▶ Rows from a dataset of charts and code
▼

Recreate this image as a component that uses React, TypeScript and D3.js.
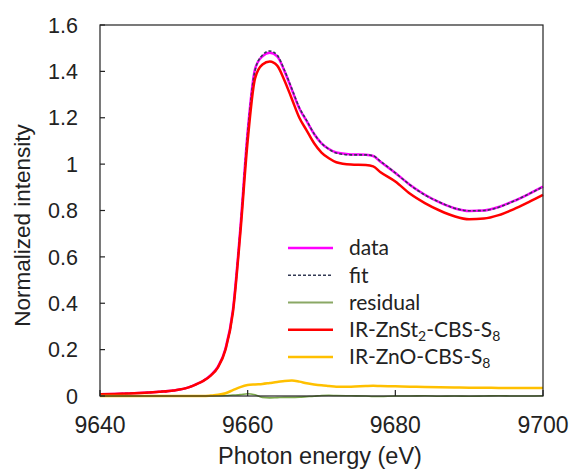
import React from "react";
import * as d3 from "d3";

// photon energy grid (eV)
const energy = [
  9640, 9642, 9644, 9646, 9648, 9650, 9652, 9653, 9654, 9655,
  9656, 9657, 9658, 9659, 9660, 9661, 9662, 9663, 9664, 9665,
  9666, 9667, 9668, 9669, 9670, 9671, 9672, 9674, 9676, 9677,
  9678, 9680, 9682, 9684, 9686, 9688, 9690, 9692, 9694, 9696,
  9698, 9700,
];

const dataSeries = [
  0.007, 0.009, 0.011, 0.014, 0.018, 0.024, 0.037, 0.05, 0.066, 0.09,
  0.128, 0.205, 0.37, 0.72, 1.14, 1.41, 1.465, 1.48, 1.465, 1.4,
  1.32, 1.24, 1.185, 1.13, 1.09, 1.065, 1.05, 1.042, 1.04, 1.035,
  1.01, 0.962, 0.91, 0.868, 0.835, 0.81, 0.798, 0.8, 0.815, 0.84,
  0.87, 0.903,
];

const fitSeries = [
  0.007, 0.009, 0.011, 0.014, 0.018, 0.024, 0.037, 0.05, 0.066, 0.089,
  0.127, 0.204, 0.366, 0.715, 1.136, 1.405, 1.47, 1.488, 1.47, 1.404,
  1.324, 1.244, 1.188, 1.131, 1.09, 1.064, 1.048, 1.04, 1.04, 1.036,
  1.012, 0.962, 0.91, 0.867, 0.836, 0.81, 0.799, 0.8, 0.814, 0.84,
  0.87, 0.902,
];

const residualSeries = [
  0, 0, 0, 0, 0, 0, 0, 0, 0, 0.001,
  0.001, 0.002, 0.004, 0.006, 0.01, 0.005, -0.006, -0.008, -0.007, -0.006,
  -0.006, -0.005, -0.003, -0.001, 0.002, 0.003, 0.002, 0.001, 0, -0.002,
  -0.002, 0, 0, 0.001, -0.001, 0, -0.001, 0, 0.001, 0,
  0, 0.001,
];

const znSt2Series = [
  0.007, 0.009, 0.011, 0.014, 0.018, 0.024, 0.037, 0.05, 0.065, 0.088,
  0.125, 0.2, 0.36, 0.7, 1.1, 1.37, 1.43, 1.443, 1.425, 1.36,
  1.28, 1.2, 1.145, 1.09, 1.05, 1.025, 1.008, 0.998, 0.996, 0.99,
  0.965, 0.925, 0.872, 0.832, 0.8, 0.775, 0.762, 0.765, 0.78, 0.805,
  0.835, 0.867,
];

const znOSeries = [
  0, 0, 0, 0, 0, 0, 0, 0, 0, 0.002,
  0.005, 0.012, 0.025, 0.038, 0.047, 0.05, 0.052, 0.056, 0.06, 0.065,
  0.067, 0.062, 0.055, 0.05, 0.046, 0.043, 0.04, 0.04, 0.043, 0.044,
  0.043, 0.042, 0.04, 0.039, 0.038, 0.037, 0.036, 0.036, 0.035, 0.035,
  0.035, 0.035,
];

const xTicks = [9640, 9660, 9680, 9700];
const yTicks = [0, 0.2, 0.4, 0.6, 0.8, 1, 1.2, 1.4, 1.6];
const yTickLabels = ["0", "0.2", "0.4", "0.6", "0.8", "1", "1.2", "1.4", "1.6"];

const W = 572;
const H = 474;
const left = 100, right = 543, top = 25, bottom = 396;
const tickFont = "'Liberation Sans', Arial, sans-serif";
const legendFont = "Lato, 'Open Sans', sans-serif";

export default function App() {
  const x = d3.scaleLinear().domain([9640, 9700]).range([left, right]);
  const y = d3.scaleLinear().domain([0, 1.6]).range([bottom, top]);

  const line = d3
    .line<number>()
    .x((_, i) => x(energy[i]))
    .y((d) => y(d))
    .curve(d3.curveMonotoneX);

  const series = [
    { name: "data", values: dataSeries, color: "#ff00ff", width: 2.5, dash: "" },
    { name: "fit", values: fitSeries, color: "#333a55", width: 1.6, dash: "3,2" },
    { name: "residual", values: residualSeries, color: "#7aa84a", width: 1.6, dash: "" },
    { name: "znst2", values: znSt2Series, color: "#ff0000", width: 2.5, dash: "" },
    { name: "zno", values: znOSeries, color: "#ffc000", width: 2.5, dash: "" },
  ];

  const legendY = d3.scaleLinear().domain([0, 4]).range([248, 357]);
  const legendRows: { color: string; width: number; dash: string; label: React.ReactNode }[] = [
    { color: "#ff00ff", width: 2.5, dash: "", label: "data" },
    { color: "#333a55", width: 1.6, dash: "3,2", label: "fit" },
    { color: "#8aa865", width: 2, dash: "", label: "residual" },
    {
      color: "#ff0000", width: 2.5, dash: "",
      label: (
        <>
          IR-ZnSt<tspan fontSize="14" dy="4">2</tspan>
          <tspan dy="-4">-CBS-S</tspan>
          <tspan fontSize="14" dy="4">8</tspan>
        </>
      ),
    },
    {
      color: "#ffc000", width: 2.5, dash: "",
      label: (
        <>
          IR-ZnO-CBS-S<tspan fontSize="14" dy="4">8</tspan>
        </>
      ),
    },
  ];

  return (
    <svg
      width={W}
      height={H}
      style={{ position: "absolute", left: 0, top: 0, background: "#fff" }}
    >
      {/* series */}
      {series.map((s) => (
        <path
          key={s.name}
          d={line(s.values) ?? ""}
          fill="none"
          stroke={s.color}
          strokeWidth={s.width}
          strokeDasharray={s.dash || undefined}
          strokeLinejoin="round"
        />
      ))}

      {/* frame */}
      <rect x={left} y={top} width={right - left} height={bottom - top} fill="none" stroke="#222" strokeWidth={1.2} />

      {/* y ticks */}
      {yTicks.map((t, i) => (
        <g key={"y" + t}>
          <line x1={left} x2={left + 5} y1={y(t)} y2={y(t)} stroke="#222" strokeWidth={1.2} />
          <text
            x={78}
            y={y(t)}
            dy="0.36em"
            textAnchor="end"
            fontFamily={tickFont}
            fontSize={21.5}
            fill="#222"
          >
            {yTickLabels[i]}
          </text>
        </g>
      ))}

      {/* x ticks */}
      {xTicks.map((t) => (
        <g key={"x" + t}>
          <line x1={x(t)} x2={x(t)} y1={bottom} y2={bottom - 6} stroke="#222" strokeWidth={1.2} />
          <text x={x(t)} y={433} textAnchor="middle" fontFamily={tickFont} fontSize={23} fill="#222">
            {t}
          </text>
        </g>
      ))}

      {/* axis titles */}
      <text x={320} y={464} textAnchor="middle" fontFamily={tickFont} fontSize={23.5} fill="#222">
        Photon energy (eV)
      </text>
      <text
        transform={`translate(30,${(118 + 333) / 2}) rotate(-90)`}
        textAnchor="middle"
        fontFamily={tickFont}
        fontSize={22.5}
        fill="#222"
      >
        Normalized intensity
      </text>

      {/* legend */}
      {legendRows.map((r, i) => (
        <g key={"lg" + i}>
          <line
            x1={288}
            x2={333}
            y1={legendY(i)}
            y2={legendY(i)}
            stroke={r.color}
            strokeWidth={r.width}
            strokeDasharray={r.dash || undefined}
          />
          <text x={349} y={legendY(i)} dy="0.35em" fontFamily={legendFont} fontSize={21} fill="#222">
            {r.label}
          </text>
        </g>
      ))}
    </svg>
  );
}
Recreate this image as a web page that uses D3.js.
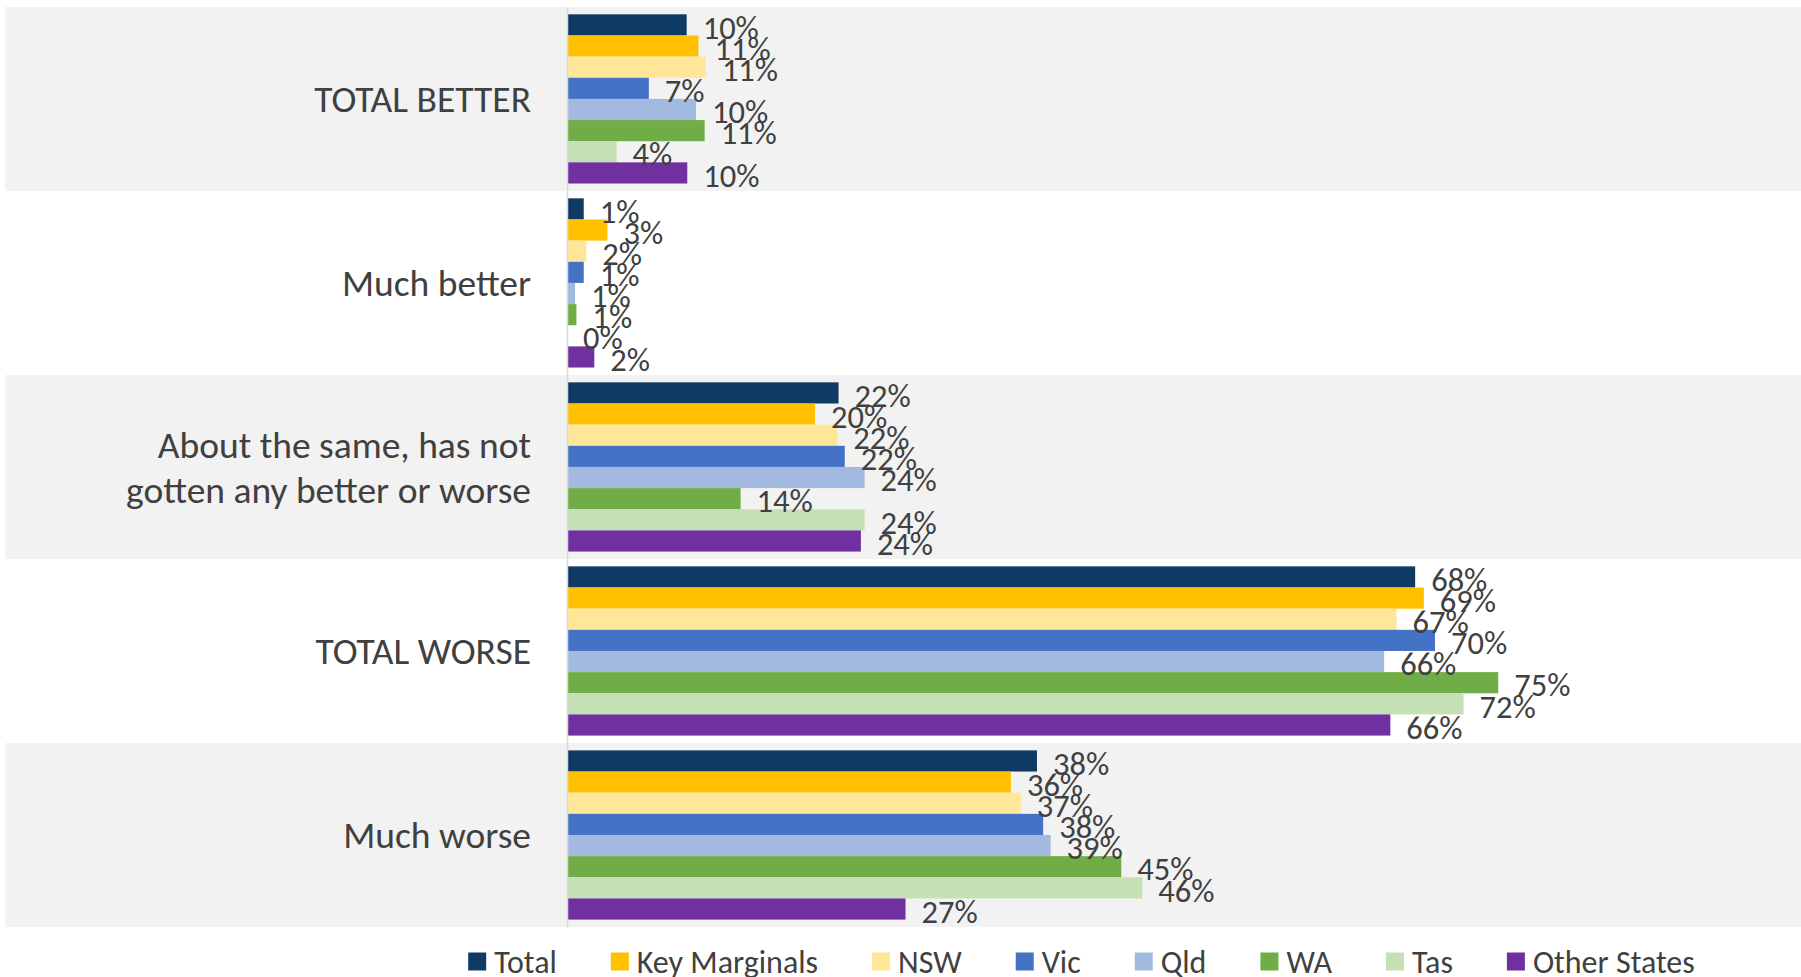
<!DOCTYPE html>
<html>
<head>
<meta charset="utf-8">
<script src="https://cdn.jsdelivr.net/npm/d3@7"></script>
<style>
  html, body { margin: 0; padding: 0; background: #ffffff; }
  svg { display: block; }
</style>
</head>
<body>
<svg id="chart" width="1801" height="977"></svg>
<script>
const categories = [
  ["TOTAL BETTER"],
  ["Much better"],
  ["About the same, has not", "gotten any better or worse"],
  ["TOTAL WORSE"],
  ["Much worse"]
];
const seriesNames = ["Total", "Key Marginals", "NSW", "Vic", "Qld", "WA", "Tas", "Other States"];
const seriesColors = ["#0E3A64", "#FFC000", "#FFE699", "#4472C4", "#A2B9E0", "#70AD47", "#C5E0B4", "#7030A0"];

const totalVals       = [9.65, 1.35, 21.9, 68.4, 37.9];
const keyMarginalVals = [10.6, 3.26, 20.0, 69.1, 35.8];
const nswVals         = [11.2, 1.56, 21.8, 66.9, 36.6];
const vicVals         = [6.6, 1.35, 22.4, 70.0, 38.4];
const qldVals         = [10.4, 0.65, 24.0, 65.9, 39.0];
const waVals          = [11.1, 0.76, 14.0, 75.1, 44.7];
const tasVals         = [4.0, 0.0, 24.0, 72.3, 46.4];
const otherVals       = [9.7, 2.2, 23.7, 66.4, 27.3];

const seriesValues = [totalVals, keyMarginalVals, nswVals, vicVals, qldVals, waVals, tasVals, otherVals];

const svg = d3.select("#chart");
const FONT = "Carlito, Calibri, Lato, sans-serif";
const TEXT = "#404040";

const catIdx = d3.range(categories.length);
const y = d3.scaleBand().domain(catIdx).range([6.9, 927]).padding(0);
const yInner = d3.scaleBand().domain(d3.range(seriesNames.length)).range([0, y.bandwidth()]).paddingOuter(0.35).paddingInner(0);
const x = d3.scaleLinear().domain([0, 100]).range([567, 1807]);

// Alternating background bands
svg.append("g").selectAll("rect")
  .data(catIdx.filter(i => i % 2 === 0))
  .join("rect")
  .attr("x", 5)
  .attr("y", i => y(i))
  .attr("width", 1801 - 5)
  .attr("height", y.bandwidth())
  .attr("fill", "#F2F2F2");

// Bars
const groups = svg.append("g").selectAll("g")
  .data(catIdx)
  .join("g")
  .attr("transform", i => `translate(0,${y(i)})`);

groups.selectAll("rect")
  .data(ci => seriesValues.map((vals, si) => ({ si, v: vals[ci] })))
  .join("rect")
  .attr("x", x(0))
  .attr("y", d => yInner(d.si))
  .attr("width", d => x(d.v) - x(0))
  .attr("height", yInner.bandwidth())
  .attr("fill", d => seriesColors[d.si]);

groups.selectAll("text")
  .data(ci => seriesValues.map((vals, si) => ({ si, v: vals[ci] })))
  .join("text")
  .attr("x", d => x(d.v) + 16)
  .attr("y", d => yInner(d.si) + yInner.bandwidth() / 2 + 2)
  .attr("dy", "0.36em")
  .attr("font-family", FONT)
  .attr("font-size", 32.5)
  .attr("fill", TEXT)
  .text(d => Math.round(d.v) + "%");

// Category axis
const axis = svg.append("g")
  .attr("transform", `translate(${x(0)},0)`)
  .call(d3.axisLeft(y).tickSize(0).tickPadding(36).tickFormat(() => ""));
axis.select(".domain").attr("stroke", "#D9D9D9").attr("stroke-width", 1.5);
axis.selectAll(".tick text").remove();
axis.selectAll(".tick").each(function(i) {
  const lines = categories[i];
  const t = d3.select(this).append("text")
    .attr("x", -36)
    .attr("text-anchor", "end")
    .attr("font-family", FONT)
    .attr("font-size", 37.5)
    .attr("fill", TEXT);
  const lh = 45;
  lines.forEach((ln, k) => {
    t.append("tspan")
      .attr("x", -36)
      .attr("y", (k - (lines.length - 1) / 2) * lh)
      .attr("dy", "0.35em")
      .text(ln);
  });
});

// Legend
const legend = svg.append("g");
const items = legend.selectAll("g")
  .data(seriesNames)
  .join("g");
items.append("rect")
  .attr("width", 18).attr("height", 18)
  .attr("y", 961.5 - 9)
  .attr("fill", (d, i) => seriesColors[i]);
items.append("text")
  .attr("x", 26)
  .attr("y", 961.5)
  .attr("dy", "0.36em")
  .attr("font-family", FONT)
  .attr("font-size", 32)
  .attr("fill", TEXT)
  .text(d => d);
let cx = 0;
const offsets = [];
items.each(function() {
  const w = d3.select(this).select("text").node().getComputedTextLength();
  offsets.push(cx);
  cx += 26 + w + 54;
});
const legendWidth = cx - 54;
const legendStart = 1081.5 - legendWidth / 2;
items.attr("transform", (d, i) => `translate(${legendStart + offsets[i]},0)`);
</script>
</body>
</html>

▲

▶ Objective
Reproduce the data above word for word from its first line through the line that holds "import * as", both ends included; skip pictures.

▶ Result
Recreate this image as a component that uses React, TypeScript and D3.js.
import React from "react";
import * as d3 from "d3";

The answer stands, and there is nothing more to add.